Gugusan terumbu karang bercampur lumpur, retak dan terdapat bintik-bintik berwarna putih. Nelayan banyak mengeluh. Biasanya tangkapan ada. Tahun ini malah tidak dapat. Jauh sekali perbedaanya.

Muhammad Iqbal Elbetan, Nelayan

Sebelum PLTU 7 beroperasi, Lukman mengaku bisa menangkap 5 kuintal ikan, terdiri dari kakap, bandeng dan kepiting sekali melaut. “Sekarang mau dapat 10 kilogram saja agak susah. Tidak sedikit nelayan yang mengalami kesulitan ekonomi.
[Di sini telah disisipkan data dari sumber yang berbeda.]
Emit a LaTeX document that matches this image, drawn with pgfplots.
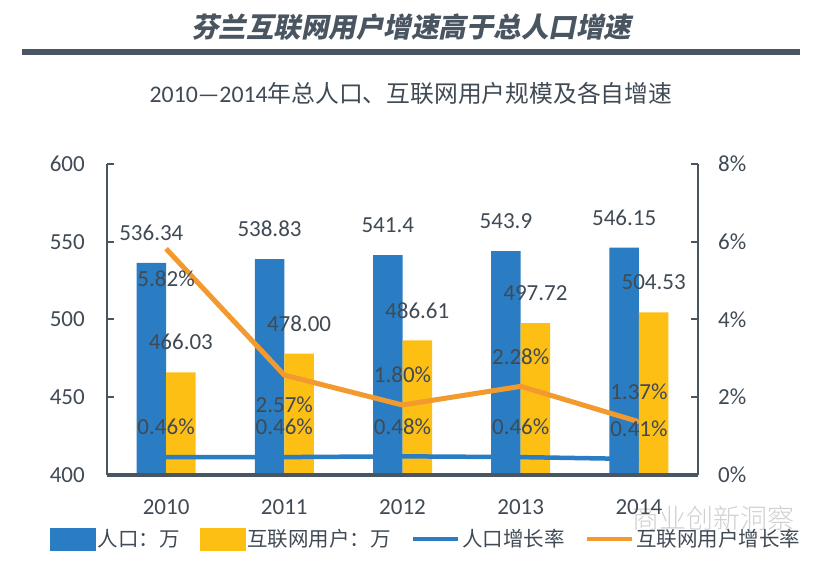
\documentclass[border=0pt]{standalone}
\usepackage{pgfplots}
\pgfplotsset{compat=1.18}
\usepackage{fontspec}
\setmainfont{Carlito}
\newfontfamily\cjk{Noto Sans CJK SC}
\newfontfamily\cjklight{Noto Sans CJK SC Light}
\newfontfamily\cjktitle{Noto Sans CJK SC}[FakeSlant=0.2]
\definecolor{popblue}{HTML}{2A7DC2}
\definecolor{netyellow}{HTML}{FDBF14}
\definecolor{netorange}{HTML}{F39A2E}
\definecolor{axisgray}{HTML}{4A5562}
\definecolor{txt}{HTML}{404A55}
\definecolor{wm}{HTML}{D0D0D0}
\pgfplotstableread{
x pop net
0 536.34 466.03
1 538.83 478.00
2 541.4 486.61
3 543.9 497.72
4 546.15 504.53
}\bars
\pgfplotstableread{
x pg ng
0 0.46 5.82
1 0.46 2.57
2 0.48 1.80
3 0.46 2.28
4 0.41 1.37
}\rates
\begin{document}
\begin{tikzpicture}[x=1pt,y=1pt]
\useasboundingbox (0,0) rectangle (822,561);
\node[font=\cjktitle\bfseries\fontsize{27.5}{30}\selectfont, text=axisgray] at (411,534) {芬兰互联网用户增速高于总人口增速};
\draw[axisgray, line width=6pt] (22,509) -- (800,509);
\node[font=\fontsize{23.8}{27}\selectfont, text=txt] at (411,468) {2010—2014{\cjk 年总人口、互联网用户规模及各自增速}};
\node[font=\cjklight\fontsize{27}{30}\selectfont, text=wm] at (713,43) {商业创新洞察};

\begin{axis}[
  at={(107pt,86pt)}, anchor=south west,
  scale only axis, width=591pt, height=311pt,
  xmin=-0.5, xmax=4.5, ymin=400, ymax=600,
  ytick={400,450,...,600},
  xtick={0,...,4}, xticklabels={2010,2011,2012,2013,2014},
  axis x line*=bottom, axis y line*=left,
  axis line style={-, axisgray},
  x axis line style={line width=4pt},
  y axis line style={line width=2.3pt},
  tick align=inside, major tick length=7pt,
  ytick style={axisgray, line width=2pt},
  xtick style={draw=none},
  /pgf/number format/assume math mode=true,
  ticklabel style={font=\fontsize{23}{26}\selectfont, text=txt},
  yticklabel style={anchor=east, inner sep=0pt, xshift=-22pt},
  xticklabel style={anchor=center, yshift=-32pt},
  axis on top,
]
\addplot[ybar, bar width=29.5pt, bar shift=-14.75pt, fill=popblue, draw=none,
  nodes near coords, point meta=explicit symbolic,
  every node near coord/.append style={anchor=center, xshift=-14.75pt, yshift=30pt, font=\fontsize{23}{26}\selectfont, text=txt}]
  table[x=x, y=pop, meta=pop] {\bars};
\addplot[ybar, bar width=29.5pt, bar shift=14.75pt, fill=netyellow, draw=none,
  nodes near coords, point meta=explicit symbolic,
  every node near coord/.append style={anchor=center, xshift=14.75pt, yshift=30pt, font=\fontsize{23}{26}\selectfont, text=txt}]
  table[x=x, y=net, meta=net] {\bars};
\end{axis}

\begin{axis}[
  at={(107pt,86pt)}, anchor=south west,
  scale only axis, width=591pt, height=311pt,
  xmin=-0.5, xmax=4.5, ymin=0, ymax=8,
  axis y line*=right, axis x line=none,
  axis line style={-, axisgray, line width=2.3pt},
  ytick={0,2,...,8},
  tick align=inside, major tick length=7pt,
  ytick style={axisgray, line width=2pt},
  /pgf/number format/assume math mode=true,
  yticklabel={\pgfmathprintnumber{\tick}\%},
  ticklabel style={font=\fontsize{23}{26}\selectfont, text=txt},
  yticklabel style={anchor=west, inner sep=0pt, xshift=20pt},
  legend columns=4,
  legend cell align=left,
  legend style={at={(-0.0964,-0.2058)}, anchor=west, draw=none, fill=none,
    font=\cjk\fontsize{20.5}{24}\selectfont, text=txt, inner sep=0pt,
    /tikz/every even column/.append style={column sep=18pt},
    nodes={inner sep=2pt}},
]
\addlegendimage{legend image code/.code={\fill[popblue] (0pt,-11pt) rectangle (45pt,11pt);}}
\addlegendentry{人口：万}
\addlegendimage{legend image code/.code={\fill[netyellow] (0pt,-11pt) rectangle (45pt,11pt);}}
\addlegendentry{互联网用户：万}
\addplot[popblue, line width=4.5pt, line join=round,
  legend image code/.code={\draw[popblue, line width=4.5pt] (0pt,0pt) -- (45pt,0pt);}]
  table[x=x, y=pg] {\rates};
\addlegendentry{人口增长率}
\addplot[netorange, line width=5pt, line join=round,
  legend image code/.code={\draw[netorange, line width=4.5pt] (0pt,0pt) -- (45pt,0pt);}]
  table[x=x, y=ng] {\rates};
\addlegendentry{互联网用户增长率}
% labels
\addplot[draw=none, forget plot, nodes near coords={\pgfplotspointmeta\%}, point meta=explicit symbolic,
  every node near coord/.append style={anchor=center, yshift=30pt, font=\fontsize{23}{26}\selectfont, text=txt}]
  table[x=x, y=pg, meta=pg] {\rates};
\addplot[draw=none, forget plot, nodes near coords={\pgfplotspointmeta\%}, point meta=explicit symbolic,
  every node near coord/.append style={anchor=center, yshift=-30pt, font=\fontsize{23}{26}\selectfont, text=txt}]
  table[x=x, y=ng, meta=ng] {
x ng
0 5.82
1 2.57
};
\addplot[draw=none, forget plot, nodes near coords={\pgfplotspointmeta\%}, point meta=explicit symbolic,
  every node near coord/.append style={anchor=center, yshift=30pt, font=\fontsize{23}{26}\selectfont, text=txt}]
  table[x=x, y=ng, meta=ng] {
x ng
2 1.80
3 2.28
4 1.37
};
\end{axis}
\end{tikzpicture}
\end{document}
Sekarang banyak alih profesi,” ungkapnya.

Penurunan hasil nelayan tradisional ini diakui Ketua Tempat Pelelangan Ikan (TPI) Kramatwatu, Juardi (51). Pada 2017, seorang nelayan masih mampu membawa 20 kilogram ikan sekali melaut. Tapi setelah 2019, tangkapan nelayan tidak lebih dari lima kilogram.

Jangankan mensubstitusi kebutuhan pokok, menurut Juardi, hasil tangkapan nelayan saat ini tak lagi bisa menutup ongkos melaut. “Ada perahu yang ditenggelamkan. Ada perahu yang dijual juga,” kata Juardi saat ditemui Jaring.id di TPI, Jum’at 30 April 2021.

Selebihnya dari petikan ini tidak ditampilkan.